De g. à dr. : le réalisateur William Friedkin sur le tournage de L'Exorciste (source : N26825 - wikipedia), la pochette originale du simple et Mike Oldfield dans son studio d'enregistrement (album 'Ommadown' - source : amarok-mag)

Depuis cet extraordinaire succès, Mike Oldfield s'attachera le plus souvent à créer des œuvres similaires. Malgré quelques belles réussites (Ommadawn en 1975, Discovery en 1984 et Music of the Spheres en 2008), le guitariste n’est encore jamais parvenu à rééditer le succès de Tubular Bells. La vente de ce disque à plus de 15 millions d’exemplaires dans le monde ne pouvait que conduire Oldfield à enregistrer d’autres suites : Tubular Bells II (1992), Tubular Bells III (1998) et The Millennium Bell (1999). (1)

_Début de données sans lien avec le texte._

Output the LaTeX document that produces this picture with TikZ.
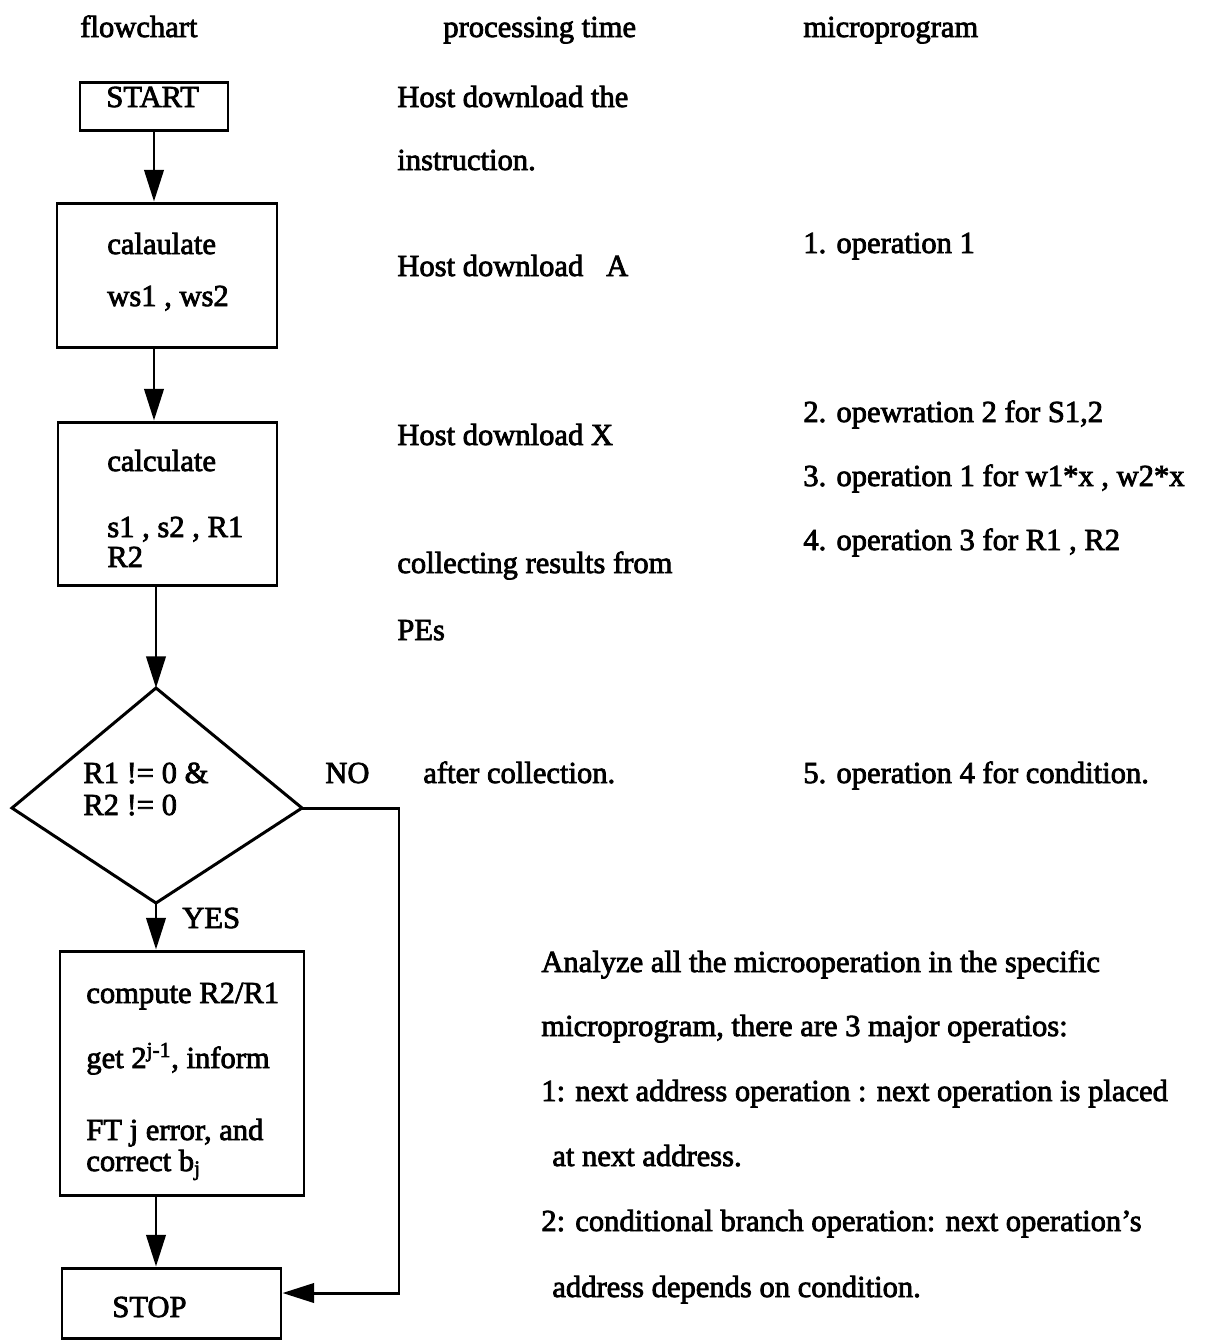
\documentclass[tikz,border=0pt]{standalone}
\usepackage{fontspec}
\setmainfont{Liberation Serif}[RawFeature={embolden=2.5}]
\usetikzlibrary{arrows.meta,fit}
\begin{document}
\begin{tikzpicture}[x=0.02cm,y=-0.02cm,
  box/.style={draw,line width=1.7pt,inner sep=0pt},
  txt/.style={anchor=base west,inner sep=0pt,font=\fontsize{17.4pt}{20pt}\selectfont},
  flow/.style={line width=1.7pt,-{Triangle[length=18pt,width=11pt]}},
  wire/.style={line width=1.7pt,line join=miter}]
\useasboundingbox (0,0) rectangle (1213,1340);

% column headings
\node[txt] (h1) at (80,37) {flowchart};
\node[txt] (h2) at (443,37) {processing time};
\node[txt] (h3) at (803,37) {microprogram};

% flowchart boxes
\node[box,fit={(80,82) (228,130)}] (start) {};
\node[box,fit={(57,203) (277,347)}] (calc1) {};
\node[box,fit={(58,422) (277,585)}] (calc2) {};
\node[box,fit={(60,951) (304,1195)}] (comp) {};
\node[box,fit={(62,1268) (281,1338)}] (stop) {};

% decision diamond
\coordinate (dtop) at (156,688);
\coordinate (dleft) at (12,808);
\coordinate (dright) at (302,808);
\coordinate (dbot) at (156,903);
\draw[wire] (dtop) -- (dright) -- (dbot) -- (dleft) -- cycle;
\coordinate (noturn) at (399,1000);

% box texts
\node[txt] (tstart) at (106,107) {START};
\node[txt] (tc1a) at (107,254) {calaulate};
\node[txt] (tc1b) at (107,306) {ws1 , ws2};
\node[txt] (tc2a) at (107,471) {calculate};
\node[txt] (tc2b) at (107,537) {s1 , s2 , R1};
\node[txt] (tc2c) at (107,567) {R2};
\node[txt] (td1) at (83,783) {R1 != 0 \&};
\node[txt] (td2) at (83,815) {R2 != 0};
\node[txt] (tno) at (325,783) {NO};
\node[txt] (tyes) at (182,928) {YES};
\node[txt] (tcp1) at (86,1003) {compute R2/R1};
\node[txt] (tcp2) at (86,1068) {get 2\textsuperscript{j-1}, inform};
\node[txt] (tcp3) at (86,1140) {FT j error, and};
\node[txt] (tcp4) at (86,1171) {correct b\textsubscript{j}};
\node[txt] (tstop) at (112,1317) {STOP};

% processing time column
\node[txt] (p1) at (397,107) {Host download the};
\node[txt] (p2) at (397,170) {instruction.};
\node[txt] (p3) at (397,276) {Host download\ \ \ A};
\node[txt] (p4) at (397,445) {Host download X};
\node[txt] (p5) at (397,573) {collecting results from};
\node[txt] (p6) at (397,640) {PEs};
\node[txt] (p7) at (423,783) {after collection.};

% microprogram column
\node[txt] (m1) at (803,253) {1. operation 1};
\node[txt] (m2) at (803,422) {2. opewration 2 for S1,2};
\node[txt] (m3) at (803,486) {3. operation 1 for w1*x , w2*x};
\node[txt] (m4) at (803,550) {4. operation 3 for R1 , R2};
\node[txt] (m5) at (803,783) {5. operation 4 for condition.};

% notes
\node[txt] (n1) at (541,972) {Analyze all the microoperation in the specific};
\node[txt] (n2) at (541,1036) {microprogram, there are 3 major operatios:};
\node[txt] (n3) at (541,1101) {1: next address operation : next operation is placed};
\node[txt] (n4) at (552,1166) {at next address.};
\node[txt] (n5) at (541,1231) {2: conditional branch operation: next operation’s};
\node[txt] (n6) at (552,1297) {address depends on condition.};

% connectors
\draw[flow] (start.south) -- (start.south |- calc1.north);
\draw[flow] (calc1.south -| start.south) -- (calc2.north -| start.south);
\draw[flow] (calc2.south -| dtop) -- (dtop);
\draw[flow] (dbot) -- (dbot |- comp.north);
\draw[flow] (comp.south -| dbot) -- (stop.north -| dbot);
\draw[flow,line join=miter] (dright) -| (noturn) |- ([yshift=0.2cm]stop.east);
\end{tikzpicture}
\end{document}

Toutefois, conclure cet historique de la BO de L’exorciste sur la musique de Mike Oldfield serait incomplet et fort injuste, d’autant que les effets sonores s’avèrent encore plus éprouvants que la musique composée par le guitariste anglais. Dans ce genre de film, les effets sonores comptent pour beaucoup en provoquant la sensibilité du spectateur et, dans ce rôle, le bruiteur Gonzalo Gavira, qui avait fourni un excellent travail dans le film El Topo de Jodorowsky, devait réaliser pour L’exorciste d’efficaces trucages sonores très saisissants, comme la scène dans laquelle on voit la tête de la jeune Regan faire un tour complet seulement bruitée, faut-il encore l’imaginer, avec des cartes de crédit !

1 - Une version « symphonique » de Tubular Bells verra le jour en 1975 par le chef d'orchestre David Bedford sous le titre « The Orchestral Tubular Bells ».